Claimed history that doesn't match the site's actual age
Domain registration dates, the earliest indexed pages, and other public signals can reveal a site that claims years of established operation but was actually registered a few months ago. That gap between claimed and actual history is worth checking before trusting a site with payment details, especially for anything crypto-based where a completed transaction typically can't be reversed.
Support that vanishes after payment clears
The clearest test of a support channel isn't how it responds before a purchase, when a sales-motivated reply is basically guaranteed, but how it responds after, when something's gone wrong and there's no more revenue at stake. A support channel that's responsive pre-sale and silent post-sale is a pattern worth watching for directly, not just assuming won't happen. Sending a genuine question before paying anything, and seeing how long a real reply takes, is a cheap and effective test.

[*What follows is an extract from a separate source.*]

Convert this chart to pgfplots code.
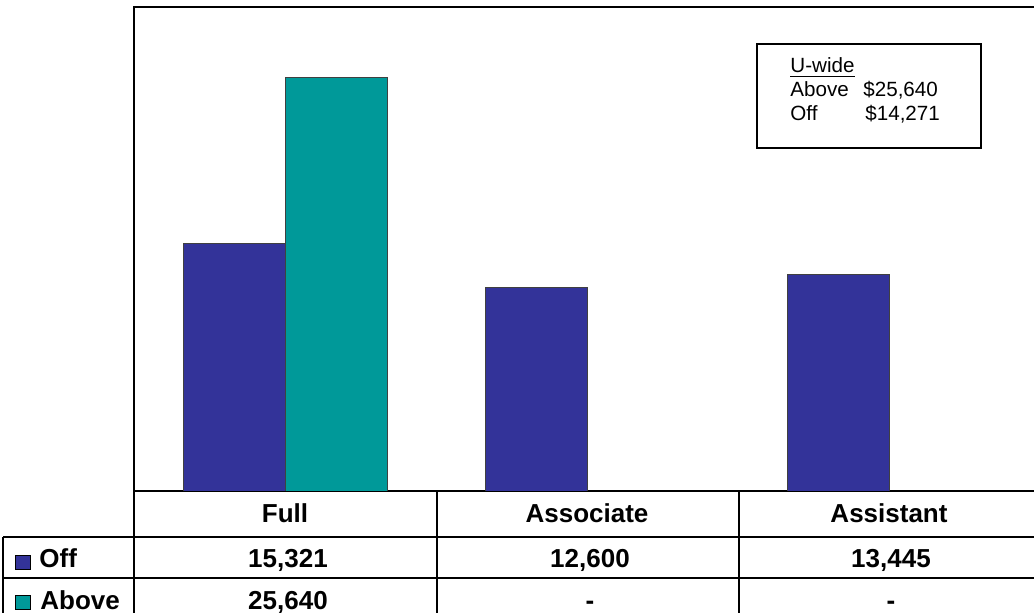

No distinction between order types on the same checkout
A checkout that lumps together fundamentally different services, upvotes, comments, account creation, profile verification, under one identical purchase flow with no differences in how each is explained or delivered is a sign the operator is treating everything as interchangeable inventory rather than as genuinely different products with different risks. A comment involves someone writing and posting actual text under an account they don't control; a vote doesn't. Those are different enough that a thoughtful operator explains them differently, with different delivery details for each, rather than presenting a single undifferentiated list of line items.
Using this checklist
None of these signs alone is automatically disqualifying; a new, honest operator might have thin reviews simply because it's new, for instance. But several of these signs appearing together on the same site is a real reason for caution, and it's worth running through this list deliberately before paying anyone for engagement services on any platform, Reddit included.
A practical way to use this list is to actually work through it before checkout rather than after a problem shows up. Check for a real support contact, read the refund policy if one exists, look at how pricing is presented, and pay attention to how the checkout page itself is built. None of that takes more than a few minutes, and it's a far better use of that time than discovering the answers only after money has already changed hands and something has gone wrong.
This applies just as much to a first-time buyer as to someone who's ordered engagement services before. Provider quality varies a lot across this industry, and a checklist is useful precisely because it doesn't rely on having been burned once already to know what to look for. Treating due diligence as a routine step before any new provider, rather than a one-time lesson learned the hard way, is the more durable habit to build, and it costs almost nothing compared to the time and money lost to a single bad order from an operator that hits several of the warning signs above.